▶ _THE TASK_
Leave out any pictures and transcribe all other data below exactly.
------------------------------------------------
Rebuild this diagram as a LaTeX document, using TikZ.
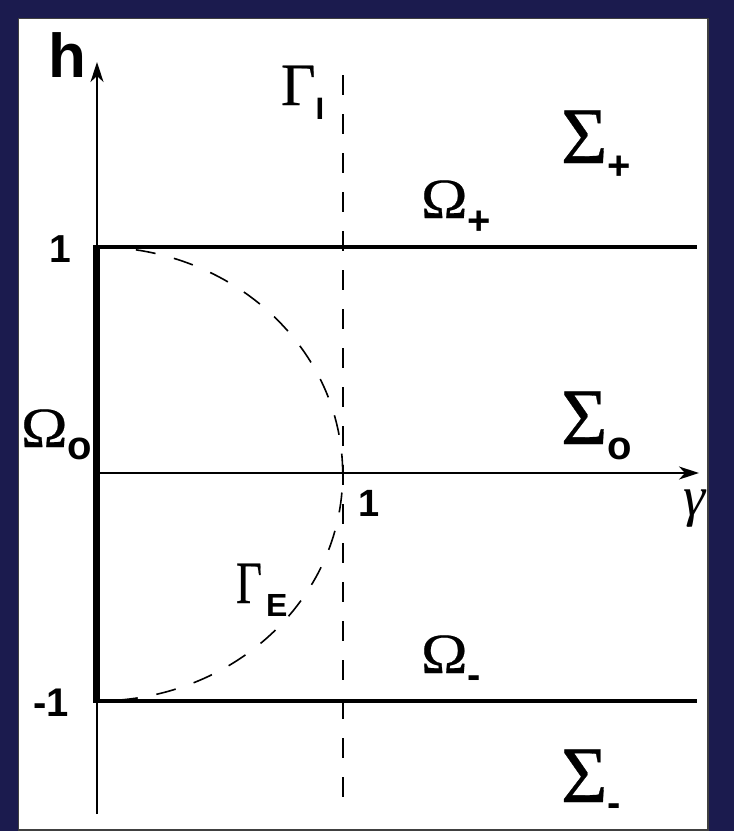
\documentclass[tikz,border=0pt]{standalone}
\usepackage{fontspec}
\setmainfont{Liberation Serif}
\newfontfamily\lsans{Liberation Sans}
\newfontfamily\gser[FakeBold=0.4]{Liberation Serif}
\usetikzlibrary{arrows.meta}
\definecolor{navy}{RGB}{27,27,78}
\newcommand{\fsz}[1]{\fontsize{#1}{#1}\selectfont}
\newcommand{\subf}[1]{\fontsize{#1}{#1}\selectfont\lsans\bfseries}
\tikzset{
  lab/.style={inner sep=0pt, outer sep=0pt, anchor=base west},
  num/.style={inner sep=0pt, outer sep=0pt, font=\lsans\bfseries},
  axis/.style={line width=1.8pt, -{Stealth[length=20pt,width=13pt,inset=6pt]}},
  bound/.style={line width=3.2pt},
  thickb/.style={line width=7pt},
  dashl/.style={line width=1.6pt, dash pattern=on 20pt off 19pt},
}
\begin{document}
\begin{tikzpicture}[x=1pt,y=-1pt]
\useasboundingbox (0,0) rectangle (734,831);
\fill[navy] (0,0) rectangle (734,831);
\filldraw[fill=white, draw=black!75, line width=1.6pt] (18.5,18.5) rectangle (708,830);
\begin{scope}
\clip (19.3,19.3) rectangle (707.2,829);
% coordinates
\coordinate (hb) at (97,814);
\coordinate (ht) at (97,62);
\coordinate (gl) at (97,473);
\coordinate (gr) at (699,473);
\coordinate (ot) at (96.5,245.4);
\coordinate (ob) at (96.5,702.6);
\coordinate (tl) at (93,247);
\coordinate (tr) at (697,247);
\coordinate (bl) at (93,701);
\coordinate (br) at (697,701);
\coordinate (vt) at (342.7,75);
\coordinate (vb) at (342.7,814);
\coordinate (et) at (97,247);
% axes
\draw[axis] (hb) -- (ht);
\draw[axis] (gl) -- (gr);
% boundaries
\draw[bound] (tl) -- (tr);
\draw[bound] (bl) -- (br);
\draw[thickb] (ot) -- (ob);
% dashed curves
\draw[dashl] (vt) -- (vb);
\draw[dashl] (et) arc[start angle=-90, end angle=90, x radius=245.7, y radius=227];
% labels
\node[num, font=\lsans\bfseries\fsz{62}] (h) at (67.5,55.5) {h};
\node[num, font=\lsans\bfseries\fsz{39}] (one) at (60.5,249.5) {1};
\node[num, font=\lsans\bfseries\fsz{40}] (mone) at (51,702.5) {-1};
\node[num, font=\lsans\bfseries\fsz{38}] (onex) at (369,503.5) {1};
\node[inner sep=0pt, font=\fsz{56}\itshape] (gam) at (695,509) {γ};
\node[lab] (Sp) at (561,163) {\gser\fsz{80}Σ\raisebox{-16pt}{\subf{40}+}};
\node[lab] (So) at (561,444) {\gser\fsz{80}Σ\raisebox{-15pt}{\subf{40}o}};
\node[lab] (Sm) at (561,802) {\gser\fsz{80}Σ\raisebox{-14pt}{\subf{40}-}};
\node[lab] (Op) at (421,218) {\gser\fsz{57}\scalebox{1.1}[1]{Ω}\raisebox{-16pt}{\subf{40}+}};
\node[lab] (Om) at (421,673) {\gser\fsz{57}\scalebox{1.1}[1]{Ω}\raisebox{-15pt}{\subf{40}-}};
\node[lab] (Oo) at (21,447) {\gser\fsz{57}\scalebox{1.1}[1]{Ω}\raisebox{-12pt}{\subf{40}o}};
\node[lab] (GI) at (281,105) {\gser\fsz{60}Γ\raisebox{-14pt}{\subf{31}I}};
\node[lab] (GE) at (236,603) {\gser\fsz{60}\scalebox{0.75}[1]{Γ}\hspace{4pt}\raisebox{-13pt}{\subf{32}E}};
\end{scope}
\end{tikzpicture}
\end{document}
------------------------------------------------
▶ _SOLUTION TO THE PROBLEM_
Rebuild this diagram as a LaTeX document, using TikZ.
\documentclass[tikz,border=0pt]{standalone}
\usepackage{fontspec}
\setmainfont{Liberation Serif}
\newfontfamily\lsans{Liberation Sans}
\newfontfamily\gser[FakeBold=0.4]{Liberation Serif}
\usetikzlibrary{arrows.meta}
\definecolor{navy}{RGB}{27,27,78}
\newcommand{\fsz}[1]{\fontsize{#1}{#1}\selectfont}
\newcommand{\subf}[1]{\fontsize{#1}{#1}\selectfont\lsans\bfseries}
\tikzset{
  lab/.style={inner sep=0pt, outer sep=0pt, anchor=base west},
  num/.style={inner sep=0pt, outer sep=0pt, font=\lsans\bfseries},
  axis/.style={line width=1.8pt, -{Stealth[length=20pt,width=13pt,inset=6pt]}},
  bound/.style={line width=3.2pt},
  thickb/.style={line width=7pt},
  dashl/.style={line width=1.6pt, dash pattern=on 20pt off 19pt},
}
\begin{document}
\begin{tikzpicture}[x=1pt,y=-1pt]
\useasboundingbox (0,0) rectangle (734,831);
\fill[navy] (0,0) rectangle (734,831);
\filldraw[fill=white, draw=black!75, line width=1.6pt] (18.5,18.5) rectangle (708,830);
\begin{scope}
\clip (19.3,19.3) rectangle (707.2,829);
% coordinates
\coordinate (hb) at (97,814);
\coordinate (ht) at (97,62);
\coordinate (gl) at (97,473);
\coordinate (gr) at (699,473);
\coordinate (ot) at (96.5,245.4);
\coordinate (ob) at (96.5,702.6);
\coordinate (tl) at (93,247);
\coordinate (tr) at (697,247);
\coordinate (bl) at (93,701);
\coordinate (br) at (697,701);
\coordinate (vt) at (342.7,75);
\coordinate (vb) at (342.7,814);
\coordinate (et) at (97,247);
% axes
\draw[axis] (hb) -- (ht);
\draw[axis] (gl) -- (gr);
% boundaries
\draw[bound] (tl) -- (tr);
\draw[bound] (bl) -- (br);
\draw[thickb] (ot) -- (ob);
% dashed curves
\draw[dashl] (vt) -- (vb);
\draw[dashl] (et) arc[start angle=-90, end angle=90, x radius=245.7, y radius=227];
% labels
\node[num, font=\lsans\bfseries\fsz{62}] (h) at (67.5,55.5) {h};
\node[num, font=\lsans\bfseries\fsz{39}] (one) at (60.5,249.5) {1};
\node[num, font=\lsans\bfseries\fsz{40}] (mone) at (51,702.5) {-1};
\node[num, font=\lsans\bfseries\fsz{38}] (onex) at (369,503.5) {1};
\node[inner sep=0pt, font=\fsz{56}\itshape] (gam) at (695,509) {γ};
\node[lab] (Sp) at (561,163) {\gser\fsz{80}Σ\raisebox{-16pt}{\subf{40}+}};
\node[lab] (So) at (561,444) {\gser\fsz{80}Σ\raisebox{-15pt}{\subf{40}o}};
\node[lab] (Sm) at (561,802) {\gser\fsz{80}Σ\raisebox{-14pt}{\subf{40}-}};
\node[lab] (Op) at (421,218) {\gser\fsz{57}\scalebox{1.1}[1]{Ω}\raisebox{-16pt}{\subf{40}+}};
\node[lab] (Om) at (421,673) {\gser\fsz{57}\scalebox{1.1}[1]{Ω}\raisebox{-15pt}{\subf{40}-}};
\node[lab] (Oo) at (21,447) {\gser\fsz{57}\scalebox{1.1}[1]{Ω}\raisebox{-12pt}{\subf{40}o}};
\node[lab] (GI) at (281,105) {\gser\fsz{60}Γ\raisebox{-14pt}{\subf{31}I}};
\node[lab] (GE) at (236,603) {\gser\fsz{60}\scalebox{0.75}[1]{Γ}\hspace{4pt}\raisebox{-13pt}{\subf{32}E}};
\end{scope}
\end{tikzpicture}
\end{document}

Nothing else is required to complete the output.